President Trump signed an executive order yesterday that essentially protects businesses from illegal lockdown orders that force them to close their doors. The move was included in the order that issues ends to many onerous federal regulations imposed on businesses, in an effort to reopen the country.
The executive order includes a “Regulatory Bill of Rights,” putting the onus on rule-makers to be circumscribed and transparent in how they go about enforcing violations.
“The fact that only 42% are willing to back government officials on the enforcement of these laws is pretty stunning,” Rasmussen said. “When 42% side with the rule breakers and another 16% aren’t sure, it is a very strong indication that voters believe the rules themselves are the real problem. Putting it in the context of America’s founding ideals, this finding suggests that the lockdown orders do not have the consent of the governed.”
The executive order also asks agencies to accelerate the rule-making process, which in some instances could shave years off regulatory deliberations.
The executive order’s “Fairness in Administrative Enforcement and Adjudication,” states that “The heads of all agencies shall consider the principles of fairness in administrative enforcement and adjudication listed below, and revise their procedures and practices in light of them, consistent with applicable law and as they deem appropriate in the context of particular statutory and regulatory programs and the policy considerations identified in section 1 of this order.”
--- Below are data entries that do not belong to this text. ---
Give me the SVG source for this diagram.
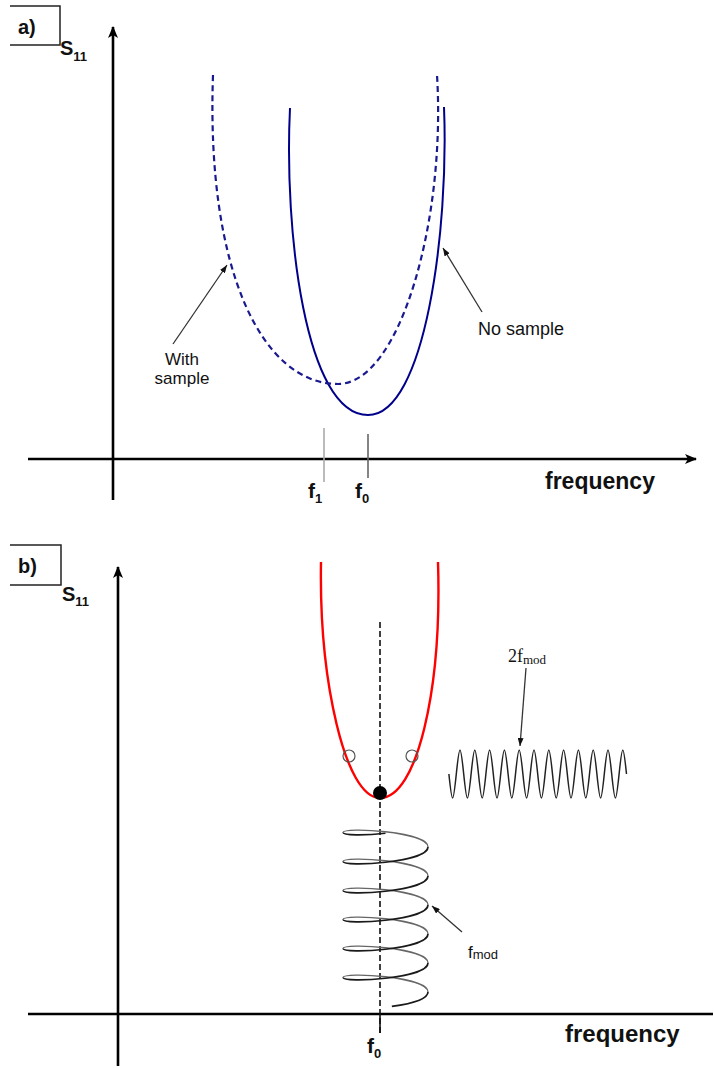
<svg xmlns="http://www.w3.org/2000/svg" width="714" height="1068" viewBox="0 0 714 1068">
<defs>
<marker id="axArrow" markerUnits="userSpaceOnUse" markerWidth="12" markerHeight="10" refX="11" refY="5" orient="auto"><path d="M0,0 L12,5 L0,10 L3,5 z" fill="#000"/></marker>
<marker id="lblArrow" markerUnits="userSpaceOnUse" markerWidth="8" markerHeight="6" refX="8" refY="3" orient="auto"><path d="M0,0 L8,3 L0,6 z" fill="#111"/></marker>
</defs>
<style>
.axis{stroke:#000;stroke-width:2.6;fill:none}
.box{stroke:#222;stroke-width:1.5;fill:none}
.t{font-family:"Liberation Sans",Arial,sans-serif;fill:#111}
.bd{font-weight:bold}
.ptr{stroke:#333;stroke-width:1.3;fill:none;marker-end:url(#lblArrow)}
.solid{stroke:#00008b;stroke-width:2;fill:none}
.dash{stroke:#1a1a90;stroke-width:2.2;fill:none;stroke-dasharray:6 4}
.coil{stroke:#222;stroke-width:1.5;fill:none}
.coil-front{stroke:#1a1a1a;stroke-width:1.7;fill:none}
.coil-back{stroke:#666;stroke-width:1.4;fill:none}
</style>
<rect width="714" height="1068" fill="#fff"/>

<!-- Panel a -->
<g id="panel-a">
  <path class="box" d="M10 6 H60 V45 H10"/>
  <text class="t bd" x="18" y="34" font-size="20">a)</text>
  <text class="t bd" x="60" y="55" font-size="20">S<tspan font-size="13" dy="6">11</tspan></text>
  <g id="axes-a">
    <line class="axis" x1="113" y1="500" x2="113" y2="27" marker-end="url(#axArrow)"/>
    <line class="axis" x1="28" y1="459" x2="696" y2="459" marker-end="url(#axArrow)"/>
  </g>
  <g id="curves-a">
    <path class="solid" d="M290 108 C284 230 305 415 368 415 C425 415 449 230 444 107"/>
    <path class="dash" d="M213 75 C206 270 262 384 338 384 C400 384 446 220 437 75"/>
  </g>
  <line x1="324" y1="428" x2="324" y2="482" stroke="#aaa" stroke-width="1.6"/>
  <line x1="368" y1="434" x2="368" y2="478" stroke="#666" stroke-width="1.6"/>
  <g id="connectors-a">
    <line class="ptr" x1="173" y1="344" x2="227" y2="265"/>
    <line class="ptr" x1="482" y1="312" x2="443" y2="248"/>
  </g>
  <text class="t" x="182" y="365" font-size="17" text-anchor="middle">With</text>
  <text class="t" x="182" y="384" font-size="17" text-anchor="middle">sample</text>
  <text class="t" x="478" y="335" font-size="18">No sample</text>
  <text class="t bd" x="308" y="498" font-size="21">f<tspan font-size="13" dy="5">1</tspan></text>
  <text class="t bd" x="355" y="498" font-size="21">f<tspan font-size="13" dy="5">0</tspan></text>
  <text class="t bd" x="545" y="489" font-size="23">frequency</text>
</g>

<!-- Panel b -->
<g id="panel-b">
  <path class="box" d="M10 545 H61 V585 H10"/>
  <text class="t bd" x="18" y="573" font-size="20">b)</text>
  <text class="t bd" x="62" y="601" font-size="20">S<tspan font-size="13" dy="5">11</tspan></text>
  <g id="axes-b">
    <line class="axis" x1="118" y1="1066" x2="118" y2="567" marker-end="url(#axArrow)"/>
    <line class="axis" x1="28" y1="1014" x2="713" y2="1014"/>
  </g>
  <line x1="380" y1="622" x2="380" y2="1033" stroke="#111" stroke-width="1.6" stroke-dasharray="6 3"/>
  <line x1="380" y1="1014" x2="380" y2="1033" stroke="#111" stroke-width="1.6"/>
  <path id="resonance" d="M321 562 C319 680 345 798 380 798 C417 798 442 690 438 562" stroke="#ff0000" stroke-width="2.4" fill="none"/>
  <circle cx="349" cy="756" r="6" fill="none" stroke="#555" stroke-width="1.2"/>
  <circle cx="412" cy="756" r="6" fill="none" stroke="#555" stroke-width="1.2"/>
  <circle cx="380" cy="793" r="7" fill="#000"/>
  <g id="coil-fmod">
    <path class="coil-back" d="M343 832.5 C343 826.67 428 831.5 428 847
      M343 861.5 C343 855.67 428 860.5 428 876
      M343 890.5 C343 884.67 428 889.5 428 905
      M343 919.5 C343 913.67 428 918.5 428 934
      M343 948.5 C343 942.67 428 947.5 428 963
      M343 977.5 C343 971.67 428 976.5 428 992"/>
    <path class="coil-front" d="M385.5 833.25 C364.25 835.67 343 835.42 343 832.5
      M428 847 C428 862.5 343 867.33 343 861.5
      M428 876 C428 891.5 343 896.33 343 890.5
      M428 905 C428 920.5 343 925.33 343 919.5
      M428 934 C428 949.5 343 954.33 343 948.5
      M428 963 C428 978.5 343 983.33 343 977.5
      M428 992 C428 998.98 410.79 1003.79 391.85 1006.45"/>
  </g>
  <path id="coil-2fmod" class="coil" d="M448.9 774 C450.13 786 451.37 798 452.6 798
    C455.07 798 457.53 750 460 750
    S464.93 798 467.4 798 S472.33 750 474.8 750
    S479.73 798 482.2 798 S487.13 750 489.6 750
    S494.53 798 497 798 S501.93 750 504.4 750
    S509.33 798 511.8 798 S516.73 750 519.2 750
    S524.13 798 526.6 798 S531.53 750 534 750
    S538.93 798 541.4 798 S546.33 750 548.8 750
    S553.73 798 556.2 798 S561.13 750 563.6 750
    S568.53 798 571 798 S575.93 750 578.4 750
    S583.33 798 585.8 798 S590.73 750 593.2 750
    S598.13 798 600.6 798 S605.53 750 608 750
    S612.93 798 615.4 798 S620.33 750 622.8 750
    C624.03 750 625.27 762 626.5 774"/>
  <g id="connectors-b">
    <line class="ptr" x1="526" y1="668" x2="520" y2="746"/>
    <line class="ptr" x1="462" y1="932" x2="432" y2="906"/>
  </g>
  <text x="508" y="662" font-family="'Liberation Serif','Times New Roman',serif" font-size="18" fill="#111">2f<tspan font-size="13" dy="2">mod</tspan></text>
  <text class="t" x="468" y="958" font-size="17">f<tspan font-size="13" dy="1">mod</tspan></text>
  <text class="t bd" x="367" y="1053" font-size="21">f<tspan font-size="13" dy="5">0</tspan></text>
  <text class="t bd" x="565" y="1042" font-size="24">frequency</text>
</g>
</svg>
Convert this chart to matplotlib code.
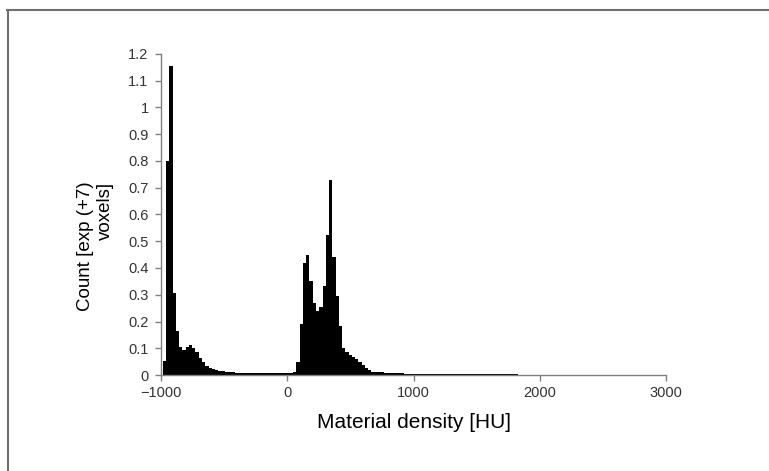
import numpy as np
import matplotlib.pyplot as plt
from matplotlib.lines import Line2D

# histogram of material density, counts in units of 1e7 voxels
bin_start = -985.0
bin_width = 25.8
counts = [
    0.052, 0.80, 1.155, 0.307, 0.165, 0.106, 0.094, 0.106, 0.111, 0.100,
    0.085, 0.064, 0.047, 0.032, 0.027, 0.023, 0.019, 0.016, 0.014, 0.012,
    0.011, 0.010, 0.009, 0.008, 0.008, 0.008, 0.007, 0.007, 0.007, 0.007,
    0.006, 0.006, 0.006, 0.006, 0.006, 0.006, 0.006, 0.006, 0.007, 0.008,
    0.012, 0.050, 0.190, 0.420, 0.450, 0.350, 0.268, 0.240, 0.255, 0.333,
    0.523, 0.730, 0.440, 0.295, 0.185, 0.100, 0.085, 0.075, 0.068, 0.060,
    0.050, 0.038, 0.026, 0.018, 0.013, 0.011, 0.010, 0.010, 0.008, 0.008,
    0.007, 0.007, 0.006, 0.006, 0.005, 0.005, 0.005, 0.003, 0.003, 0.003,
    0.003, 0.003, 0.003, 0.003, 0.003, 0.003, 0.003, 0.003, 0.003, 0.003,
    0.003, 0.003, 0.003, 0.003, 0.003, 0.003, 0.002, 0.002, 0.002, 0.002,
    0.002, 0.002, 0.002, 0.002, 0.002, 0.002, 0.002, 0.002, 0.002,
]
x_ticks = [-1000, 0, 1000, 2000, 3000]
y_ticks = [0, 0.1, 0.2, 0.3, 0.4, 0.5, 0.6, 0.7, 0.8, 0.9, 1.0, 1.1, 1.2]
y_ticklabels = ['0', '0.1', '0.2', '0.3', '0.4', '0.5', '0.6', '0.7', '0.8',
                '0.9', '1', '1.1', '1.2']

plt.rcParams['font.family'] = ['Liberation Sans', 'DejaVu Sans']

fig = plt.figure(figsize=(7.69, 4.71), dpi=100)
ax = fig.add_axes([0.2094, 0.2038, 0.8661 - 0.2094, 0.8854 - 0.2038])

edges = bin_start + bin_width * np.arange(len(counts))
ax.bar(edges, counts, width=bin_width, align='edge', color='black',
       edgecolor='none', linewidth=0)

ax.set_xlim(-1000, 3000)
ax.set_ylim(0, 1.2)
ax.set_xticks(x_ticks)
ax.set_xticklabels(['\u22121000', '0', '1000', '2000', '3000'])
ax.set_yticks(y_ticks)
ax.set_yticklabels(y_ticklabels)

grey = '#808080'
for side in ['top', 'right']:
    ax.spines[side].set_visible(False)
for side in ['left', 'bottom']:
    ax.spines[side].set_color(grey)
    ax.spines[side].set_linewidth(1.0)
ax.tick_params(direction='out', length=4, width=1, color=grey,
               labelsize=10.5, labelcolor='#333333')
ax.tick_params(axis='y', pad=5)
ax.tick_params(axis='x', pad=4)

ax.set_xlabel('Material density [HU]', fontsize=15, labelpad=9)
ax.set_ylabel('Count [exp (+7)\nvoxels]', fontsize=13.5, linespacing=1.25,
              va='center', multialignment='right')
ax.yaxis.set_label_coords(-0.13, 0.40)

# outer frame lines along the top and left edges
fig.add_artist(Line2D([7 / 769, 1.0], [1 - 9.5 / 471, 1 - 9.5 / 471],
                      transform=fig.transFigure, color='#707070', lw=1.5))
fig.add_artist(Line2D([7.5 / 769, 7.5 / 769], [0.0, 1 - 9.5 / 471],
                      transform=fig.transFigure, color='#707070', lw=1.5))

fig.savefig('out.png', dpi=100)
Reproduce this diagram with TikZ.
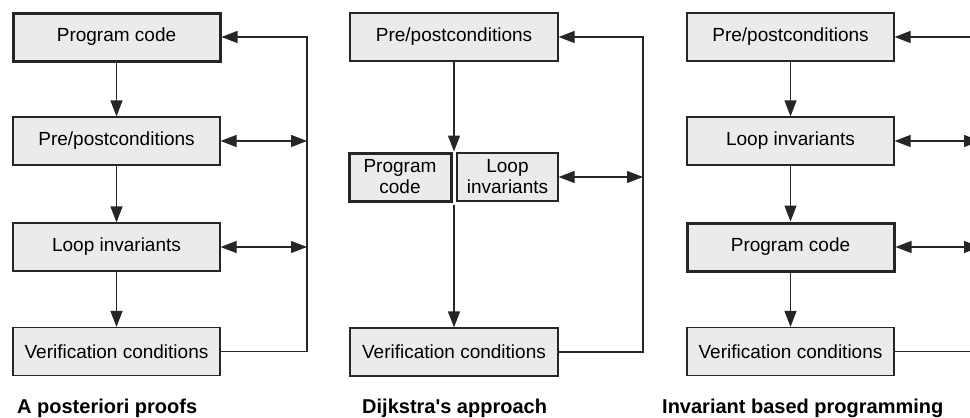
\documentclass[tikz,border=0pt]{standalone}
\usepackage{fontspec}
\setmainfont{Liberation Sans}
\usetikzlibrary{arrows.meta}

\definecolor{boxgray}{HTML}{EBEBEB}
\definecolor{linegray}{HTML}{262626}

\tikzset{
  stage/.style={draw=linegray, fill=boxgray, line width=1.2pt, minimum width=207pt,
    minimum height=48pt, inner sep=0pt, align=center, font=\fontsize{19}{21}\selectfont},
  mainstage/.style={stage, line width=3pt},
  tip/.tip={Triangle[length=16pt,width=12pt]},
  flow/.style={draw=linegray, line width=1.2pt, -tip},
  twoway/.style={flow, tip-tip},
  caption/.style={anchor=base west, inner sep=0pt, font=\fontsize{20}{22}\selectfont\bfseries}
}

\begin{document}
\begin{tikzpicture}[x=1pt, y=-1pt]
\useasboundingbox (0,0) rectangle (970,418);
\clip (0,0) rectangle (970,418);

% A posteriori proofs
\node[mainstage] (codeA) at (116.5, 37) {Program code};
\node[stage] (preA) at (116.5, 141) {Pre/postconditions};
\node[stage] (loopA) at (116.5, 247) {Loop invariants};
\node[stage] (verA) at (116.5, 351.5) {Verification conditions};
\coordinate (fbA) at (307, 0);

\draw[flow] (codeA) -- (preA);
\draw[flow] (preA) -- (loopA);
\draw[flow] (loopA) -- (verA);
\draw[flow] (verA.east) -| (fbA |- codeA.east) -- (codeA.east);
\draw[twoway] (preA.east) -- (fbA |- preA.east);
\draw[twoway] (loopA.east) -- (fbA |- loopA.east);

\node[caption] (titleA) at (17, 413) {A posteriori proofs};

% Dijkstra's approach
\node[stage, minimum width=208pt] (preB) at (454, 37) {Pre/postconditions};
\node[mainstage, minimum width=102pt] (codeB) at (400, 177) {Program\\code};
\node[stage, minimum width=101pt] (loopB) at (507.5, 177) {Loop\\invariants};
\node[stage, minimum width=208pt] (verB) at (454, 352) {Verification conditions};
\coordinate (gapB) at (454, 205);
\coordinate (fbB) at (643, 0);

\draw[flow] (preB.south) -- (preB.south |- codeB.north);
\draw[flow] (gapB) -- (verB.north);
\draw[flow] (verB.east) -| (fbB |- preB.east) -- (preB.east);
\draw[twoway] (loopB.east) -- (fbB |- loopB.east);

\node[caption] (titleB) at (362, 413) {Dijkstra\textquotesingle s approach};

% Invariant based programming
\node[stage] (preC) at (790.5, 37) {Pre/postconditions};
\node[stage] (loopC) at (790.5, 141) {Loop invariants};
\node[mainstage] (codeC) at (790.5, 247) {Program code};
\node[stage] (verC) at (790.5, 351.5) {Verification conditions};
\coordinate (fbC) at (980, 0);

\draw[flow] (preC) -- (loopC);
\draw[flow] (loopC) -- (codeC);
\draw[flow] (codeC) -- (verC);
\draw[flow] (verC.east) -| (fbC |- preC.east) -- (preC.east);
\draw[twoway] (loopC.east) -- (fbC |- loopC.east);
\draw[twoway] (codeC.east) -- (fbC |- codeC.east);

\node[caption] (titleC) at (662, 413) {Invariant based programming};
\end{tikzpicture}
\end{document}
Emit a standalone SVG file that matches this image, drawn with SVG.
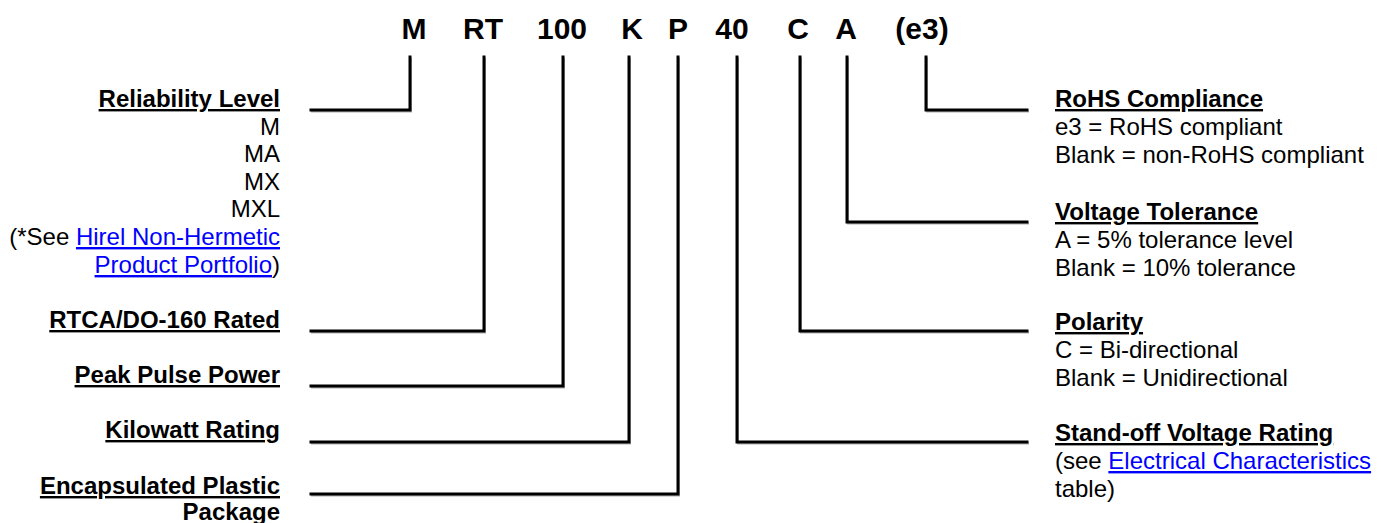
<svg xmlns="http://www.w3.org/2000/svg" width="1383" height="523" viewBox="0 0 1383 523">
<style>
text{font-family:"Liberation Sans",Arial,sans-serif;fill:#000}
.code{font-size:30px;font-weight:bold;text-anchor:middle}
.t{font-size:24px;font-weight:bold;text-decoration:underline}
.b{font-size:24px}
.l{text-anchor:end}
.lnk{fill:#0000FF;text-decoration:underline}
.c{fill:none;stroke:#000;stroke-width:3;stroke-linejoin:miter;stroke-linecap:square}
.s{fill:none;stroke:#b0b0b0;stroke-width:2;stroke-linecap:square}
</style>
<rect width="1383" height="523" fill="#fff"/>
<g id="code">
<text class="code" x="414" y="39">M</text>
<text class="code" x="483" y="39">RT</text>
<text class="code" x="562" y="39">100</text>
<text class="code" x="632" y="39">K</text>
<text class="code" x="678" y="39">P</text>
<text class="code" x="732" y="39">40</text>
<text class="code" x="798" y="39">C</text>
<text class="code" x="846" y="39">A</text>
<text class="code" x="922" y="39">(e3)</text>
</g>
<g id="connectors">
<g transform="translate(1,1.5)">
<path class="s" d="M311,110 H410 V57"/>
<path class="s" d="M311,331 H484 V57"/>
<path class="s" d="M311,386 H563 V57"/>
<path class="s" d="M311,442 H629 V57"/>
<path class="s" d="M311,494 H678 V57"/>
<path class="s" d="M1027,442 H737 V57"/>
<path class="s" d="M1027,331 H800 V57"/>
<path class="s" d="M1027,222 H847 V57"/>
<path class="s" d="M1027,110 H926 V57"/>
</g>
<path class="c" d="M311,110 H410 V57"/>
<path class="c" d="M311,331 H484 V57"/>
<path class="c" d="M311,386 H563 V57"/>
<path class="c" d="M311,442 H629 V57"/>
<path class="c" d="M311,494 H678 V57"/>
<path class="c" d="M1027,442 H737 V57"/>
<path class="c" d="M1027,331 H800 V57"/>
<path class="c" d="M1027,222 H847 V57"/>
<path class="c" d="M1027,110 H926 V57"/>
</g>
<g id="reliability">
<text class="t l" x="280" y="107">Reliability Level</text>
<text class="b l" x="280" y="135">M</text>
<text class="b l" x="280" y="162">MA</text>
<text class="b l" x="280" y="190">MX</text>
<text class="b l" x="280" y="217">MXL</text>
<text class="b l" x="280" y="245">(*See <tspan class="lnk">Hirel Non-Hermetic</tspan></text>
<text class="b l" x="280" y="273"><tspan class="lnk">Product Portfolio</tspan>)</text>
</g>
<g id="rtca"><text class="t l" x="280" y="328">RTCA/DO-160 Rated</text></g>
<g id="peak"><text class="t l" x="280" y="383">Peak Pulse Power</text></g>
<g id="kilowatt"><text class="t l" x="280" y="438">Kilowatt Rating</text></g>
<g id="package">
<text class="t l" x="280" y="494">Encapsulated Plastic</text>
<text class="b l" x="280" y="520" font-weight="bold">Package</text>
</g>
<g id="rohs">
<text class="t" x="1055" y="107">RoHS Compliance</text>
<text class="b" x="1055" y="135">e3 = RoHS compliant</text>
<text class="b" x="1055" y="163">Blank = non-RoHS compliant</text>
</g>
<g id="tolerance">
<text class="t" x="1055" y="220">Voltage Tolerance</text>
<text class="b" x="1055" y="248">A = 5% tolerance level</text>
<text class="b" x="1055" y="276">Blank = 10% tolerance</text>
</g>
<g id="polarity">
<text class="t" x="1055" y="330">Polarity</text>
<text class="b" x="1055" y="358">C = Bi-directional</text>
<text class="b" x="1055" y="386">Blank = Unidirectional</text>
</g>
<g id="standoff">
<text class="t" x="1055" y="441">Stand-off Voltage Rating</text>
<text class="b" x="1055" y="469">(see <tspan class="lnk">Electrical Characteristics</tspan></text>
<text class="b" x="1055" y="497">table)</text>
</g>
</svg>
The “Regulatory Bill of Rights” contained in the executive order are listed below:
(a) The Government should bear the burden of proving an alleged violation of law; the subject of enforcement should not bear the burden of proving compliance.
(b) Administrative enforcement should be prompt and fair.
(c) Administrative adjudicators should be independent of enforcement staff.
(d) Consistent with any executive branch confidentiality interests, the Government should provide favorable relevant evidence in possession of the agency to the subject of an administrative enforcement action.
(e) All rules of evidence and procedure should be public, clear, and effective.
(f) Penalties should be proportionate, transparent, and imposed in adherence to consistent standards and only as authorized by law.
(g) Administrative enforcement should be free of improper Government coercion.
(h) Liability should be imposed only for violations of statutes or duly issued regulations, after notice and an opportunity to respond.
(i) Administrative enforcement should be free of unfair surprise.
(j) Agencies must be accountable for their administrative enforcement decisions.
Trump, who signed the order during a cabinet meeting, told federal agencies to do away with “unnecessary regulations that impede economic recovery” and also directs agencies to “review the hundreds of regulations we’ve already suspended in response to the virus and make the suspensions permanent where possible.”
Agencies can use emergency powers to speed up the cutting of regulations for new rules that will create more jobs, he added.
These regulation cuts are necessary “because with millions of Americans forced out of work by the virus, it’s more important than ever to remove burdens that destroy American jobs,” the president remarked. “We’re fighting for the livelihoods of American workers, and we must continue to cut through every piece of red tape that stands in our way,” the president said.
“We want to leave it that way,” Trump said of the eliminated regulations. “We want to leave it that way. In some cases, we won’t be able to, but in other cases, we will.”